Глава 3. ЧВК Минина и Пожарского
Гражданское общество и народное ополчение эпохи Смуты
Все знают про народное ополчение, освободившее Москву в 1612 году от иностранных захватчиков. Но обычно забывают, что это ополчение было прежде всего хорошо организованным финансовым мероприятием! В реальности «ополченцы» состояли из хорошо оплаченных профессионалов войны. По сути это была, говоря современным языком, ЧВК, частная военная компания – только вместо распавшегося в Смуту государства или каких-то олигархов эту ЧВК Минина и Пожарского финансировало то, что сегодня мы бы назвали «гражданским обществом».

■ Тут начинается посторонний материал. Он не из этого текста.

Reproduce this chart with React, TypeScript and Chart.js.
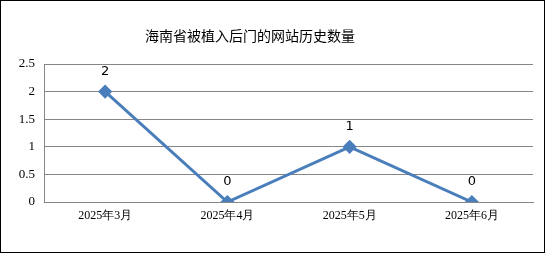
import React, { useEffect, useRef } from "react";
import { Chart, registerables } from "chart.js";

Chart.register(...registerables);

const titleText = "海南省被植入后门的网站历史数量";
const categories = ["2025年3月", "2025年4月", "2025年5月", "2025年6月"];
const seriesValues = [2, 0, 1, 0];
const yMin = 0;
const yMax = 2.5;
const yStep = 0.5;

const framePlugin = {
  id: "frameAndLabels",
  afterDraw(chart: any) {
    const ctx = chart.ctx;
    ctx.save();
    // outer border
    ctx.strokeStyle = "#000000";
    ctx.lineWidth = 1;
    ctx.strokeRect(0.5, 0.5, 544, 252);
    // title
    ctx.fillStyle = "#000000";
    ctx.font = "14px 'Noto Sans CJK SC', sans-serif";
    ctx.textAlign = "center";
    ctx.textBaseline = "middle";
    ctx.fillText(titleText, 250, 36);
    // data labels
    const meta = chart.getDatasetMeta(0);
    ctx.font = "13px 'DejaVu Sans', sans-serif";
    ctx.textBaseline = "middle";
    meta.data.forEach((pt: any, i: number) => {
      ctx.fillText(String(seriesValues[i]), pt.x, pt.y - 20);
    });
    ctx.restore();
  },
};

export default function App() {
  const ref = useRef<HTMLCanvasElement | null>(null);
  useEffect(() => {
    if (!ref.current) return;
    const chart = new Chart(ref.current, {
      type: "line",
      data: {
        labels: categories,
        datasets: [
          {
            data: seriesValues,
            borderColor: "#4A7EBB",
            backgroundColor: "#4A7EBB",
            borderWidth: 3,
            pointStyle: "rectRot",
            pointRadius: 5,
            pointHoverRadius: 5,
            pointBackgroundColor: "#4A7EBB",
            pointBorderColor: "#4A7EBB",
            tension: 0,
          },
        ],
      },
      options: {
        responsive: false,
        animation: false,
        events: [],
        layout: { padding: { top: 64, right: 13, left: 0, bottom: 0 } },
        plugins: {
          legend: { display: false },
          title: { display: false },
          tooltip: { enabled: false },
        },
        scales: {
          x: {
            type: "category",
            offset: true,
            afterFit: (s: any) => {
              s.height = 52;
            },
            grid: { display: false, drawTicks: false },
            border: { display: true, color: "#868686", width: 1 },
            ticks: {
              color: "#000000",
              padding: 7,
              font: { family: "'Liberation Serif', serif", size: 12 },
              maxRotation: 0,
            },
          },
          y: {
            min: yMin,
            max: yMax,
            afterFit: (s: any) => {
              s.width = 44;
            },
            grid: { color: "#868686", lineWidth: 1, drawTicks: false },
            border: { display: true, color: "#868686", width: 1 },
            ticks: {
              stepSize: yStep,
              color: "#000000",
              padding: 9,
              font: { family: "'Liberation Serif', serif", size: 13 },
              callback: (v: any) => String(Number(v)),
            },
          },
        },
      },
      plugins: [framePlugin],
    });
    return () => chart.destroy();
  }, []);
  return (
    <div style={{ position: "absolute", left: 0, top: 0, width: 546, height: 254, background: "#ffffff" }}>
      <canvas ref={ref} width={546} height={254} style={{ display: "block" }} />
    </div>
  );
}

Началось всё осенью 1611 года в Нижнем Новгороде, одном из крупнейших торгово-экономических центров страны. На пике разложения государственности, когда Москвой уже год владели поляки, северо-запад России оккупировали шведы, по стране шатались не уступавшие иным армиям вооружённые банды, а счёт самозваным царям превысил дюжину, в Нижнем Новгороде единственной властью оказался «совет» из местных дворян и торговцев. Неформальным лидером совета стал «выборный человек» Кузьма Минин – сегодня его социальный статус определили бы как директор и собственник мясокомбината.
Нижегородский совет первоначально занимался созданием войск для обороны города, но Минин проявил куда большую общественную активность, призывая озаботиться судьбой всего погибающего государства. Призыв нашёл отклик, при этом торговые нижегородцы хорошо понимали, что сражаться за Россию должны не энтузиасты с топорами и вилами, а хорошо оснащённые профессионалы. Таковых в постоянно воевавшей стране тогда было немало – просто в Смуту они разбрелись кто по глухим деревням, кто по лагерям разных «лжедмитриев».
Осенью 1611 года в Нижнем решили собирать средства для организации «ополчения» из таких профессионалов. «Захотим помочь московскому государству, так не жалеть нам имения своего», – история сохранила слова Минина. Решение было жёстким: каждый нижегородец сдавал треть своего имущества. Уклонявшихся от сборов наказывали полной конфискацией. Сам Минин сдал в общий котёл всё своё «имение», включая драгоценности жены и серебряные оклады с домашних икон.